Considerando que, segundo a juíza, não era mais possível dar um bom tratamento à chimpanzé e que o habeas corpus é um mecanismo constitucional que garante –aparentemente agora também para primatas– o direito de ir e vir, a Justiça de Mendoza autorizou a vinda de Cecilia para Sorocaba, onde ela conviverá com cerca de 50 primatas.

Do ponto de vista da ONG, a opção de Cecília de vir para o santuário no Brasil não é indiscutivelmente positiva, já que o ideal seria seu habitat natural, o que não é possível. "Cativeiro é cativeiro", diz Pedro Ynterian, 77, proprietário do santuário. Contudo, ele afirma que essa é a melhor saída possível para Cecília.

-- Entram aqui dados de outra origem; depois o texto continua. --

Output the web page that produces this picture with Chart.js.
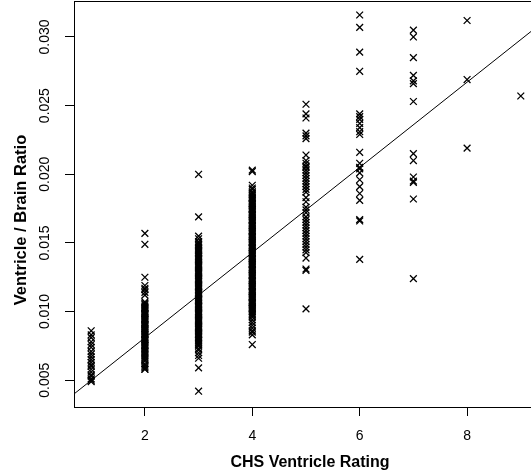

Após a chegada ao santuário –onde não há visitação do público nem estudos com os bichos–, a chimpanzé passará por um período de quarentena, no qual ficará em observação. "Quando ela for inserida, vamos ficar sabendo na hora. Os chimpanzés lá de baixo vão começar a avisar", diz a cuidadora Suzy Penha, 49.

Ela e Rosemar Pereira, 35, são responsáveis pela alimentação, observação e limpeza de alguns grupos de chimpanzés que habitam o local –entre eles, o casal Martim e Mônica que, curiosos com a agitação incomum na porta do santuário, por conta da espera por Cecilia, sobem ao ponto mais alto do seu recinto e observam a movimentação.

Segundo Ynterian, o processo de vinda para o Brasil só ganhou impulso com a ajuda do secretário de ambiente de Mendoza e com uma nova diretoria no zoo, que bancaram os custos da viagem. Agora, há um processo de transformação do zoológico da província em um ecoparque, no qual não são aceitos novos animais e não há visitação.

No santuário de Sorocaba há animais vindos de circos, zoológicos e também os "da casa", que nasceram no local. Após a quarentena, Cecilia poderá socializar com os animais que vivem em volta do recinto que ela ocupará. Uma dos possíveis parceiros é o simpático Billy, 15, que gosta de fazer bico com a boca e contar com os dedos.

Na casa nova, Cecilia passou inspecionando quase todos os "cômodos". Enquanto as câmeras das TVs e suas luzes acompanhavam atentamente a ação, as cuidadoras, curiosas e com olhares carinhosos, amontoavam-se no parapeito do recinto para ver e fotografar a chimpanzé estrela.

Após rodar um pouco, Cecilia se sentou perto de uma bandeja com vegetais e de duas garrafas de água, deixados ali para ela. A chimpanzé pegou uma das garrafas, tomou tranquilamente um gole e olhou para cima, para todos que a observavam.